>> START
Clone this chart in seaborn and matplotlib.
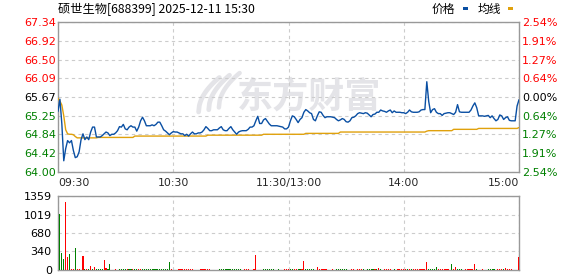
import numpy as np
import pandas as pd
import matplotlib
matplotlib.use("Agg")
import matplotlib.pyplot as plt
import seaborn as sns

# ---------------- data ----------------
title_text = "硕世生物[688399] 2025-12-11 15:30"
pre_close = 65.67
price_ticks = [64.00, 64.42, 64.84, 65.25, 65.67, 66.09, 66.50, 66.92, 67.34]
price_labels = ["64.00", "64.42", "64.84", "65.25", "65.67", "66.09", "66.50", "66.92", "67.34"]
pct_labels = ["2.54%", "1.91%", "1.27%", "0.64%", "0.00%", "0.64%", "1.27%", "1.91%", "2.54%"]
time_ticks = [0, 60, 120, 180, 240]
time_labels = ["09:30", "10:30", "11:30/13:00", "14:00", "15:00"]
vol_ticks = [0, 340, 680, 1019, 1359]
vol_labels = ["0", "340", "680", "1019", "1359"]

price = [
    65.35, 65.62, 65.07, 64.25, 64.52, 64.70, 64.65, 64.70, 64.48, 64.32,
    64.34, 64.45, 64.72, 64.85, 64.72, 64.78, 64.72, 64.89, 65.00, 65.00,
    64.78, 64.78, 64.78, 64.81, 64.85, 64.89, 64.87, 64.81, 64.84, 64.84,
    64.87, 64.92, 65.01, 65.00, 65.06, 64.96, 64.94, 65.00, 65.03, 65.00,
    65.00, 64.91, 65.00, 65.14, 65.22, 65.14, 65.03, 65.03, 65.03, 65.05,
    65.03, 65.06, 65.11, 65.11, 65.03, 64.94, 64.91, 64.87, 64.83, 64.87,
    64.90, 64.89, 64.89, 64.87, 64.85, 64.85, 64.81, 64.84, 64.80, 64.85,
    64.89, 64.85, 64.85, 64.87, 64.87, 64.89, 64.94, 65.01, 64.97, 64.92,
    64.92, 64.94, 64.94, 64.94, 64.98, 65.01, 64.94, 64.92, 64.92, 64.97,
    65.01, 64.94, 64.89, 64.84, 64.89, 64.91, 64.92, 64.92, 64.92, 64.95,
    65.00, 65.00, 65.03, 65.14, 65.24, 65.08, 65.08, 65.16, 65.19, 65.13,
    65.07, 65.03, 65.03, 65.03, 65.03, 65.02, 65.01, 65.00, 64.96, 64.96,
    65.00, 65.14, 65.25, 65.23, 65.17, 65.10, 65.17, 65.21, 65.33, 65.39,
    65.36, 65.32, 65.30, 65.17, 65.14, 65.25, 65.34, 65.33, 65.26, 65.21,
    65.23, 65.23, 65.23, 65.22, 65.21, 65.17, 65.14, 65.16, 65.19, 65.17,
    65.12, 65.11, 65.14, 65.21, 65.22, 65.25, 65.30, 65.32, 65.31, 65.30,
    65.32, 65.31, 65.27, 65.23, 65.28, 65.29, 65.33, 65.33, 65.38, 65.36,
    65.35, 65.33, 65.36, 65.38, 65.32, 65.36, 65.33, 65.33, 65.33, 65.32,
    65.32, 65.30, 65.33, 65.38, 65.34, 65.33, 65.33, 65.33, 65.34, 65.38,
    65.39, 65.39, 66.01, 65.57, 65.32, 65.39, 65.41, 65.33, 65.30, 65.30,
    65.26, 65.30, 65.31, 65.32, 65.32, 65.30, 65.28, 65.33, 65.50, 65.34,
    65.33, 65.33, 65.33, 65.33, 65.33, 65.38, 65.47, 65.54, 65.43, 65.25,
    65.25, 65.25, 65.24, 65.25, 65.26, 65.21, 65.25, 65.19, 65.14, 65.17,
    65.27, 65.25, 65.17, 65.21, 65.23, 65.15, 65.14, 65.14, 65.14, 65.47,
    65.61,
]

avg_price = [
    65.64, 65.58, 65.49, 65.25, 64.94, 64.85, 64.84, 64.84, 64.83, 64.79,
    64.76, 64.76, 64.76, 64.76, 64.76, 64.76, 64.76, 64.76, 64.76, 64.76,
    64.76, 64.77, 64.77, 64.77, 64.77, 64.77, 64.77, 64.77, 64.77, 64.77,
    64.77, 64.77, 64.77, 64.77, 64.77, 64.77, 64.77, 64.77, 64.77, 64.77,
    64.80, 64.80, 64.80, 64.80, 64.80, 64.80, 64.80, 64.80, 64.80, 64.80,
    64.80, 64.80, 64.80, 64.80, 64.80, 64.80, 64.80, 64.80, 64.80, 64.80,
    64.80, 64.80, 64.80, 64.80, 64.80, 64.80, 64.80, 64.80, 64.80, 64.80,
    64.80, 64.80, 64.80, 64.80, 64.80, 64.80, 64.80, 64.80, 64.82, 64.82,
    64.82, 64.82, 64.82, 64.82, 64.82, 64.82, 64.82, 64.82, 64.82, 64.82,
    64.82, 64.82, 64.82, 64.82, 64.82, 64.82, 64.82, 64.82, 64.82, 64.82,
    64.82, 64.82, 64.82, 64.82, 64.82, 64.82, 64.82, 64.84, 64.84, 64.84,
    64.84, 64.84, 64.84, 64.84, 64.84, 64.84, 64.84, 64.84, 64.84, 64.84,
    64.84, 64.84, 64.84, 64.84, 64.84, 64.84, 64.84, 64.84, 64.84, 64.86,
    64.86, 64.86, 64.86, 64.86, 64.86, 64.86, 64.86, 64.86, 64.86, 64.86,
    64.86, 64.86, 64.86, 64.86, 64.86, 64.86, 64.86, 64.89, 64.89, 64.89,
    64.89, 64.89, 64.89, 64.89, 64.89, 64.89, 64.89, 64.89, 64.89, 64.89,
    64.89, 64.89, 64.89, 64.89, 64.89, 64.89, 64.89, 64.89, 64.89, 64.89,
    64.89, 64.89, 64.89, 64.89, 64.89, 64.89, 64.89, 64.89, 64.89, 64.89,
    64.89, 64.89, 64.89, 64.89, 64.89, 64.89, 64.89, 64.89, 64.89, 64.89,
    64.89, 64.89, 64.91, 64.92, 64.92, 64.92, 64.92, 64.92, 64.92, 64.92,
    64.92, 64.92, 64.92, 64.92, 64.92, 64.92, 64.95, 64.95, 64.95, 64.95,
    64.95, 64.95, 64.95, 64.95, 64.95, 64.95, 64.95, 64.95, 64.95, 64.97,
    64.97, 64.97, 64.97, 64.97, 64.97, 64.97, 64.97, 64.97, 64.97, 64.97,
    64.97, 64.97, 64.97, 64.97, 64.97, 64.97, 64.97, 64.97, 64.97, 64.97,
    64.99,
]

volume = [
    0, 1028, 306, 202, 1255, 233, 294, 15, 15, 398,
    15, 15, 0, 257, 15, 15, 15, 73, 15, 49,
    15, 15, 15, 15, 184, 37, 15, 110, 0, 0,
    15, 0, 15, 15, 15, 15, 15, 15, 15, 25,
    15, 15, 15, 25, 15, 15, 15, 15, 15, 15,
    15, 15, 15, 15, 15, 15, 15, 15, 147, 15,
    0, 0, 0, 15, 15, 15, 15, 15, 15, 15,
    15, 0, 0, 0, 15, 15, 15, 15, 15, 15,
    0, 0, 0, 0, 15, 15, 15, 15, 15, 15,
    15, 15, 15, 15, 15, 15, 0, 15, 15, 15,
    0, 0, 15, 275, 0, 0, 0, 15, 15, 15,
    15, 15, 15, 0, 0, 15, 0, 0, 15, 15,
    15, 15, 15, 15, 15, 15, 15, 15, 165, 15,
    15, 15, 15, 15, 0, 49, 15, 15, 15, 15,
    15, 0, 0, 15, 0, 15, 15, 15, 15, 15,
    15, 0, 0, 15, 15, 0, 15, 15, 15, 15,
    0, 15, 15, 15, 15, 15, 15, 37, 15, 0,
    15, 15, 15, 15, 0, 15, 0, 15, 15, 15,
    15, 15, 15, 15, 15, 15, 15, 15, 15, 15,
    15, 15, 147, 15, 15, 15, 15, 55, 15, 15,
    15, 15, 15, 15, 0, 110, 15, 49, 15, 15,
    15, 0, 15, 15, 15, 15, 15, 110, 15, 0,
    0, 15, 0, 0, 15, 15, 15, 15, 0, 15,
    15, 15, 15, 37, 15, 15, 15, 0, 0, 0,
    239,
]

bar_dir = ("r" "ggg" "rr" "g" "rr" "g" "rrrr" "g" "r" "g" "r" "g" "r" "gggg" "rr" "gg"
           "rrrr" "gggg" "r" "gg" "r" "gg" "rr" + "g" * 15 + "r" * 21 + "g" * 16
           + "r" * 11 + "g" * 11 + "rrr" + "ggrrggr" + "r" + "g" * 6 + "r" * 10
           + "g" * 8 + "r" * 6 + "g" * 6 + "r" "g" "r" "gg" + "r" * 5 + "gg"
           + "r" * 4 + "rgrgr" + "r" * 7 + "g" * 5 + "r" * 7 + "g" "rr" + "g" * 4
           + "r" * 6 + "ggg" + "rrr" + "g" * 5 + "rrr" + "g" + "r" * 8)

n = len(price)
minutes = list(range(n))
bar_dir = (bar_dir + "r" * n)[:n]

df = pd.DataFrame({"minute": minutes, "price": price, "avg": avg_price})

# ---------------- style ----------------
sns.set_theme(style="white")
plt.rcParams["font.family"] = ["DejaVu Sans", "Noto Sans CJK SC"]

RED = "#ff0000"
GREEN = "#008000"
BLUE = "#0a4fa3"
ORANGE = "#e0a10c"
GRID = "#cccccc"
SPINE = "#999999"

W, H = 578, 276
fig = plt.figure(figsize=(W / 100, H / 100), dpi=100)
fig.patch.set_facecolor("white")

def frac(x0, y0, x1, y1):
    return [x0 / W, 1 - y1 / H, (x1 - x0) / W, (y1 - y0) / H]

ax = fig.add_axes(frac(58, 22, 519, 172))
axv = fig.add_axes(frac(58, 196, 519, 270))

# watermark
ax.text(0.545, 0.50, "东方财富", transform=ax.transAxes, ha="center", va="center",
        fontsize=26, fontweight="bold", color="#e4e4e8", family=["Noto Sans CJK SC"], zorder=0)
for k, (dx, lw) in enumerate([(0.0, 3.4), (0.022, 3.4), (0.044, 3.2)]):
    t = np.linspace(0, 1, 30)
    xs = 0.305 + dx + 0.045 * t
    ys = 0.40 + 0.23 * np.sqrt(t) + 0.015 * k
    ax.plot(xs, ys, transform=ax.transAxes, color="#e4e4e8", lw=lw,
            solid_capstyle="round", zorder=0)

# lines
sns.lineplot(data=df, x="minute", y="avg", ax=ax, color=ORANGE, linewidth=1.0,
             errorbar=None, zorder=3)
sns.lineplot(data=df, x="minute", y="price", ax=ax, color=BLUE, linewidth=1.0,
             errorbar=None, zorder=4)

ax.set_xlim(0, 240)
ax.set_ylim(price_ticks[0], price_ticks[-1])
ax.set_xlabel("")
ax.set_ylabel("")
ax.set_xticks(time_ticks)
ax.set_xticklabels(time_labels)
ax.set_yticks(price_ticks)
ax.set_yticklabels(price_labels)
ax.tick_params(axis="both", length=0, labelsize=8)
ax.tick_params(axis="y", pad=1.5)
ax.tick_params(axis="x", pad=4, labelsize=7.8)
xt = ax.get_xticklabels()
xt[0].set_ha("left")
xt[-1].set_ha("right")
for lab, v in zip(ax.get_yticklabels(), price_ticks):
    lab.set_color(RED if v > pre_close + 1e-6 else (GREEN if v < pre_close - 1e-6 else "black"))

ax.grid(True, linestyle=(0, (3, 3)), color=GRID, linewidth=0.8)
for s in ax.spines.values():
    s.set_color(SPINE)
    s.set_linewidth(1.0)

axr = ax.twinx()
axr.set_ylim(price_ticks[0], price_ticks[-1])
axr.set_yticks(price_ticks)
axr.set_yticklabels(pct_labels[::-1])
axr.tick_params(axis="y", length=0, labelsize=8, pad=2)
for lab, v in zip(axr.get_yticklabels(), price_ticks):
    lab.set_color(RED if v > pre_close + 1e-6 else (GREEN if v < pre_close - 1e-6 else "black"))
axr.grid(False)
for s in axr.spines.values():
    s.set_visible(False)

# volume bars
bar_colors = [RED if c == "r" else GREEN for c in bar_dir]
axv.bar(minutes, volume, width=0.6, color=bar_colors, edgecolor="none",
        linewidth=0, zorder=3, antialiased=False)
axv.set_xlim(0, 240)
axv.set_ylim(0, vol_ticks[-1])
axv.set_xticks(time_ticks)
axv.set_xticklabels([])
axv.set_yticks(vol_ticks)
axv.set_yticklabels(vol_labels)
axv.tick_params(axis="both", length=0, labelsize=8)
axv.tick_params(axis="y", pad=4.5, colors="black")
axv.grid(True, linestyle=(0, (3, 3)), color=GRID, linewidth=0.8)
for s in axv.spines.values():
    s.set_color(SPINE)
    s.set_linewidth(1.0)

# title and legend
fig.text(58 / W, 1 - 9 / H, title_text, ha="left", va="center", fontsize=8.8,
         family=["Noto Sans CJK SC", "DejaVu Sans"], color="black")
fig.text(443 / W, 1 - 9 / H, "价格", ha="center", va="center", fontsize=8.5,
         family=["Noto Sans CJK SC"], color="black")
fig.text(489 / W, 1 - 9 / H, "均线", ha="center", va="center", fontsize=8.5,
         family=["Noto Sans CJK SC"], color="black")
fig.patches.append(plt.Rectangle((463 / W, 1 - 10 / H), 5 / W, 3 / H, transform=fig.transFigure,
                                 facecolor=BLUE, edgecolor="none"))
fig.patches.append(plt.Rectangle((508 / W, 1 - 10 / H), 5 / W, 3 / H, transform=fig.transFigure,
                                 facecolor=ORANGE, edgecolor="none"))

fig.savefig("out.png", dpi=100, facecolor="white")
>> END
> [WHAT YOU NEED TO DO]
Only the lines from the start of the material through the line containing "import seaborn as sns" should be transcribed. Pictures stay out.

> [RESPONSE TO THIS EXERCISE]
Clone this chart in seaborn and matplotlib.
import numpy as np
import pandas as pd
import matplotlib
matplotlib.use("Agg")
import matplotlib.pyplot as plt
import seaborn as sns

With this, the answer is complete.